Having pledged to both houses of the British Parliament that he will follow the example of his mother on matters constitutional, the smart money would have to be on the real King Charles III behaving very differently from the fictional King Charles III.

In the months ahead, the British Isles look set to be rocked by civil discord and state-sanctioned violence. In the looming contest, the British people may win, or, the British state may win. Either way, the British Crown will certainly lose.

If the British people are trampled beneath the boots of the Police. If their most inspiring leaders, like the trade union leader Mick Lynch, are imprisoned. And if, throughout it all, their king maintains a constitutionally-sanctioned silence. Then, whatever system of government emerges from the crisis, its head-of-state won’t wear a crown.

A bloody, bold and resolute monarch, however, might fare better than even the fertile imagination of Mike Bartlett has compassed.

A recent survey of British voters aged 18-34-years-old indicated that around 60 percent of them believe their country should be ruled by a strong leader with the power to make decisions for the good of the country – without being constrained by Parliament.

Is it stretching too long a bow to suggest that Bartlett has perceived in the personality of the real Charles precisely the character traits that make his fictional King Charles so compelling?
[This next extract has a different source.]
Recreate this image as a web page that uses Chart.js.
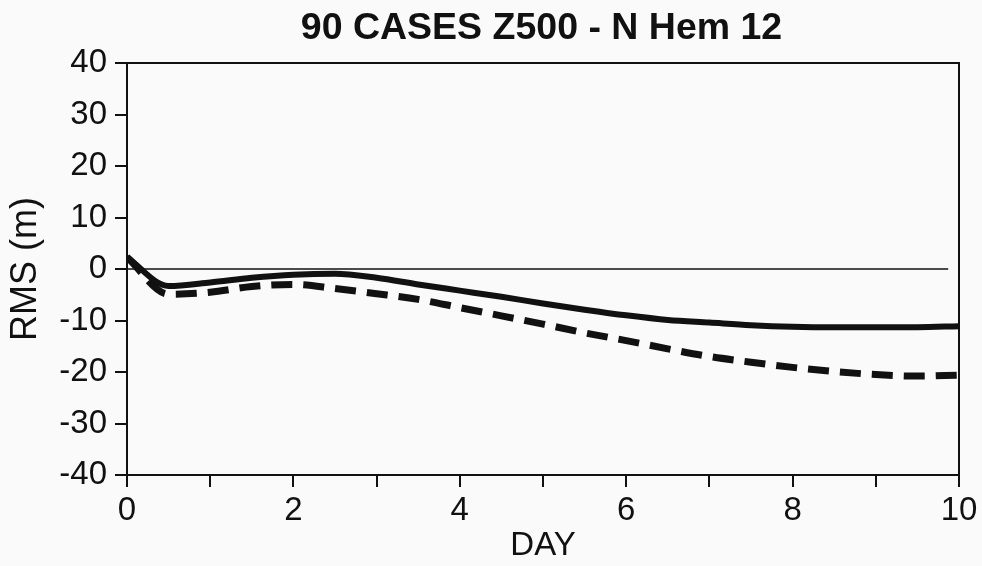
<!DOCTYPE html>
<html>
<head>
<meta charset="utf-8">
<script src="https://cdn.jsdelivr.net/npm/chart.js@4/dist/chart.umd.min.js"></script>
<style>
  html, body { margin: 0; padding: 0; background: #fafafa; }
  #wrap { width: 982px; height: 566px; }
</style>
</head>
<body>
<div id="wrap"><canvas id="c" width="982" height="566"></canvas></div>
<script>
// Forecast day at which each value is sampled
const days = [0, 0.5, 1, 1.5, 2, 2.5, 3, 3.5, 4, 4.5, 5, 5.5, 6, 6.5, 7, 7.5, 8, 8.5, 9, 9.5, 10];

// RMS difference (m), solid curve
const solidRms = [2.3, -3.3, -2.6, -1.7, -1.1, -0.9, -1.7, -3.0, -4.2, -5.4, -6.7, -7.9, -9.0, -9.9, -10.4, -10.9, -11.2, -11.3, -11.3, -11.3, -11.1];

// RMS difference (m), dashed curve
const dashedRms = [2.3, -4.9, -4.5, -3.4, -3.0, -3.8, -4.8, -5.9, -7.5, -9.1, -10.7, -12.4, -13.9, -15.5, -17.0, -18.1, -19.1, -19.9, -20.5, -20.8, -20.6];

// Zero reference line
const zeroDays = [0, 9.87];
const zeroRms = [0, 0];

// Axis ranges and tick spacing
const yTicks = [-40, -30, -20, -10, 0, 10, 20, 30, 40];
const xLabelledDays = [0, 2, 4, 6, 8, 10];

const titleText = '90 CASES Z500 - N Hem 12';
const FONT = "'Liberation Sans', Arial, Helvetica, sans-serif";
const INK = '#111';

const toPoints = (xs, ys) => xs.map((x, i) => ({ x: x, y: ys[i] }));

// Closes the plot box and writes the heading centred over the plot area
const framePlugin = {
  id: 'frame',
  afterDraw(chart) {
    const { ctx, chartArea: a } = chart;
    ctx.save();
    ctx.strokeStyle = INK;
    ctx.lineWidth = 2;
    ctx.beginPath();
    ctx.moveTo(a.left, a.top);
    ctx.lineTo(a.right, a.top);
    ctx.lineTo(a.right, a.bottom);
    ctx.stroke();
    ctx.fillStyle = INK;
    ctx.font = "bold 37.5px " + FONT;
    ctx.textAlign = 'center';
    ctx.textBaseline = 'alphabetic';
    ctx.fillText(titleText, (a.left + a.right) / 2 - 1.5, 39);
    ctx.restore();
  }
};

const bgPlugin = {
  id: 'bg',
  beforeDraw(chart) {
    const { ctx, width, height } = chart;
    ctx.save();
    ctx.fillStyle = '#fafafa';
    ctx.fillRect(0, 0, width, height);
    ctx.restore();
  }
};

new Chart(document.getElementById('c'), {
  type: 'line',
  data: {
    datasets: [
      {
        label: 'zero',
        data: toPoints(zeroDays, zeroRms),
        borderColor: INK,
        borderWidth: 1.6,
        pointRadius: 0,
        tension: 0
      },
      {
        label: 'solid',
        data: toPoints(days, solidRms),
        borderColor: INK,
        borderWidth: 6,
        pointRadius: 0,
        cubicInterpolationMode: 'monotone'
      },
      {
        label: 'dashed',
        data: toPoints(days, dashedRms),
        borderColor: INK,
        borderWidth: 7,
        borderDash: [21, 11],
        borderCapStyle: 'butt',
        pointRadius: 0,
        cubicInterpolationMode: 'monotone'
      }
    ]
  },
  options: {
    responsive: false,
    animation: false,
    devicePixelRatio: 1,
    layout: { padding: { top: 63, right: 23, bottom: 0, left: 0 } },
    plugins: {
      legend: { display: false },
      tooltip: { enabled: false },
      title: { display: false }
    },
    scales: {
      x: {
        type: 'linear',
        min: 0,
        max: 10,
        afterFit(axis) { axis.height = 91; },
        border: { display: true, color: INK, width: 2 },
        grid: { display: true, drawOnChartArea: false, drawTicks: true, tickLength: 12, color: INK, lineWidth: 2 },
        ticks: {
          stepSize: 1,
          padding: 4,
          color: INK,
          font: { family: FONT, size: 33 },
          maxRotation: 0,
          autoSkip: false,
          callback: (v) => xLabelledDays.includes(v) ? String(v) : ''
        },
        title: { display: true, text: 'DAY', color: INK, font: { family: FONT, size: 33 }, padding: { top: 0, bottom: 0 } }
      },
      y: {
        type: 'linear',
        min: yTicks[0],
        max: yTicks[yTicks.length - 1],
        afterFit(axis) { axis.width = 127; },
        afterBuildTicks(axis) { axis.ticks = yTicks.map(v => ({ value: v })); },
        border: { display: true, color: INK, width: 2 },
        grid: { display: true, drawOnChartArea: false, drawTicks: true, tickLength: 12, color: INK, lineWidth: 2 },
        ticks: {
          padding: 8,
          color: INK,
          font: { family: FONT, size: 33 },
          callback: (v) => String(v)
        },
        title: { display: true, text: 'RMS (m)', color: INK, font: { family: FONT, size: 36 }, padding: { top: 4, bottom: 0 } }
      }
    }
  },
  plugins: [bgPlugin, framePlugin]
});
</script>
</body>
</html>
Having waited 70 years to exercise sovereignty, will he really be content to follow dutifully in his mother’s outsized footsteps?

The multiple crises which loom ahead of the United Kingdom are of sufficient severity to cause it to come apart at its historic seams. The corrupt system that threw up Liz Truss may no longer be capable of saving it.

If a man’s reach should exceed his grasp, then, surely, so should a king’s. Or what’s a kingdom for?